§ PROBLEM DESCRIPTION
Set down each line of the material that follows, exactly, with no pictures.

§ SOURCE MATERIAL
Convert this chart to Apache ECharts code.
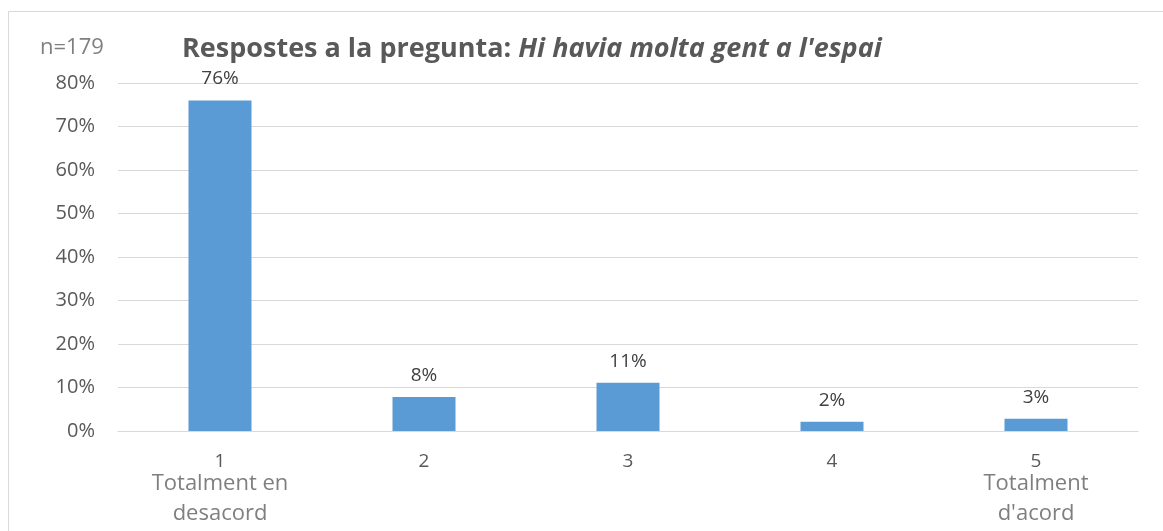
<!DOCTYPE html>
<html>
<head>
<meta charset="utf-8">
<script src="https://cdn.jsdelivr.net/npm/echarts@6/dist/echarts.min.js"></script>
<style>
html, body { margin: 0; padding: 0; background: #fff; }
#main { width: 1163px; height: 531px; }
</style>
</head>
<body>
<div id="main"></div>
<script>
// dades
var categories = ['1', '2', '3', '4', '5'];
var categoryNotes = ['Totalment en\ndesacord', '', '', '', "Totalment\nd'acord"];
var values = [76, 7.8, 11.1, 2.1, 2.8];
var valueLabels = ['76%', '8%', '11%', '2%', '3%'];
var yTicks = ['0%', '10%', '20%', '30%', '40%', '50%', '60%', '70%', '80%'];
var sampleSize = 'n=179';

var FONT = '"Open Sans", "Noto Sans", sans-serif';

var chart = echarts.init(document.getElementById('main'));

var option = {
    animation: false,
    textStyle: { fontFamily: FONT },
    title: {
        text: '{b|Respostes a la pregunta: }{i|Hi havia molta gent a l\'espai}',
        left: 182,
        top: 34,
        padding: 0,
        textStyle: {
            rich: {
                b: { fontFamily: FONT, fontWeight: 'bold', fontSize: 27, lineHeight: 30, color: '#595959' },
                i: { fontFamily: FONT, fontWeight: 'bold', fontStyle: 'italic', fontSize: 27, lineHeight: 30, color: '#595959' }
            }
        }
    },
    graphic: [
        {
            type: 'rect',
            shape: { x: 8.5, y: 11.5, width: 1170, height: 540 },
            style: { fill: 'none', stroke: '#d9d9d9', lineWidth: 1 },
            silent: true
        },
        {
            type: 'text',
            x: 40,
            y: 48,
            style: {
                text: sampleSize, fontFamily: FONT, fontSize: 22, fill: '#7f7f7f',
                verticalAlign: 'middle', align: 'left'
            }
        }
    ],
    grid: { left: 118, right: 25, top: 83, bottom: 100, containLabel: false },
    xAxis: {
        type: 'category',
        data: categories,
        axisLine: { lineStyle: { color: '#d9d9d9', width: 1 } },
        axisTick: { show: false },
        axisLabel: {
            margin: 21,
            interval: 0,
            formatter: function (val, idx) {
                var note = categoryNotes[idx];
                if (!note) return '{n|' + val + '}';
                var parts = note.split('\n');
                return '{n|' + val + '}\n{a|' + parts[0] + '}\n{c|' + parts[1] + '}';
            },
            rich: {
                n: { fontFamily: FONT, fontSize: 19, color: '#595959', lineHeight: 20 },
                a: { fontFamily: FONT, fontSize: 22, color: '#7f7f7f', lineHeight: 24 },
                c: { fontFamily: FONT, fontSize: 22, color: '#7f7f7f', lineHeight: 36 }
            }
        }
    },
    yAxis: {
        type: 'value',
        min: 0,
        max: 80,
        interval: 10,
        axisLine: { show: false },
        axisTick: { show: false },
        splitLine: { lineStyle: { color: '#d9d9d9', width: 1 } },
        axisLabel: {
            margin: 23,
            fontFamily: FONT,
            fontSize: 20,
            color: '#595959',
            formatter: function (v) { return yTicks[Math.round(v / 10)]; }
        }
    },
    series: [{
        type: 'bar',
        data: values,
        barWidth: 63,
        itemStyle: { color: '#5b9bd5' },
        label: {
            show: true,
            position: 'top',
            distance: 12,
            fontFamily: FONT,
            fontSize: 19,
            color: '#404040',
            formatter: function (p) { return valueLabels[p.dataIndex]; }
        }
    }]
};

chart.setOption(option);
</script>
</body>
</html>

§ ANSWER TO THIS PROBLEM
Convert this chart to Apache ECharts code.
<!DOCTYPE html>
<html>
<head>
<meta charset="utf-8">
<script src="https://cdn.jsdelivr.net/npm/echarts@6/dist/echarts.min.js"></script>
<style>
html, body { margin: 0; padding: 0; background: #fff; }
#main { width: 1163px; height: 531px; }
</style>
</head>
<body>
<div id="main"></div>
<script>
// dades
var categories = ['1', '2', '3', '4', '5'];
var categoryNotes = ['Totalment en\ndesacord', '', '', '', "Totalment\nd'acord"];
var values = [76, 7.8, 11.1, 2.1, 2.8];
var valueLabels = ['76%', '8%', '11%', '2%', '3%'];
var yTicks = ['0%', '10%', '20%', '30%', '40%', '50%', '60%', '70%', '80%'];
var sampleSize = 'n=179';

var FONT = '"Open Sans", "Noto Sans", sans-serif';

var chart = echarts.init(document.getElementById('main'));

var option = {
    animation: false,
    textStyle: { fontFamily: FONT },
    title: {
        text: '{b|Respostes a la pregunta: }{i|Hi havia molta gent a l\'espai}',
        left: 182,
        top: 34,
        padding: 0,
        textStyle: {
            rich: {
                b: { fontFamily: FONT, fontWeight: 'bold', fontSize: 27, lineHeight: 30, color: '#595959' },
                i: { fontFamily: FONT, fontWeight: 'bold', fontStyle: 'italic', fontSize: 27, lineHeight: 30, color: '#595959' }
            }
        }
    },
    graphic: [
        {
            type: 'rect',
            shape: { x: 8.5, y: 11.5, width: 1170, height: 540 },
            style: { fill: 'none', stroke: '#d9d9d9', lineWidth: 1 },
            silent: true
        },
        {
            type: 'text',
            x: 40,
            y: 48,
            style: {
                text: sampleSize, fontFamily: FONT, fontSize: 22, fill: '#7f7f7f',
                verticalAlign: 'middle', align: 'left'
            }
        }
    ],
    grid: { left: 118, right: 25, top: 83, bottom: 100, containLabel: false },
    xAxis: {
        type: 'category',
        data: categories,
        axisLine: { lineStyle: { color: '#d9d9d9', width: 1 } },
        axisTick: { show: false },
        axisLabel: {
            margin: 21,
            interval: 0,
            formatter: function (val, idx) {
                var note = categoryNotes[idx];
                if (!note) return '{n|' + val + '}';
                var parts = note.split('\n');
                return '{n|' + val + '}\n{a|' + parts[0] + '}\n{c|' + parts[1] + '}';
            },
            rich: {
                n: { fontFamily: FONT, fontSize: 19, color: '#595959', lineHeight: 20 },
                a: { fontFamily: FONT, fontSize: 22, color: '#7f7f7f', lineHeight: 24 },
                c: { fontFamily: FONT, fontSize: 22, color: '#7f7f7f', lineHeight: 36 }
            }
        }
    },
    yAxis: {
        type: 'value',
        min: 0,
        max: 80,
        interval: 10,
        axisLine: { show: false },
        axisTick: { show: false },
        splitLine: { lineStyle: { color: '#d9d9d9', width: 1 } },
        axisLabel: {
            margin: 23,
            fontFamily: FONT,
            fontSize: 20,
            color: '#595959',
            formatter: function (v) { return yTicks[Math.round(v / 10)]; }
        }
    },
    series: [{
        type: 'bar',
        data: values,
        barWidth: 63,
        itemStyle: { color: '#5b9bd5' },
        label: {
            show: true,
            position: 'top',
            distance: 12,
            fontFamily: FONT,
            fontSize: 19,
            color: '#404040',
            formatter: function (p) { return valueLabels[p.dataIndex]; }
        }
    }]
};

chart.setOption(option);
</script>
</body>
</html>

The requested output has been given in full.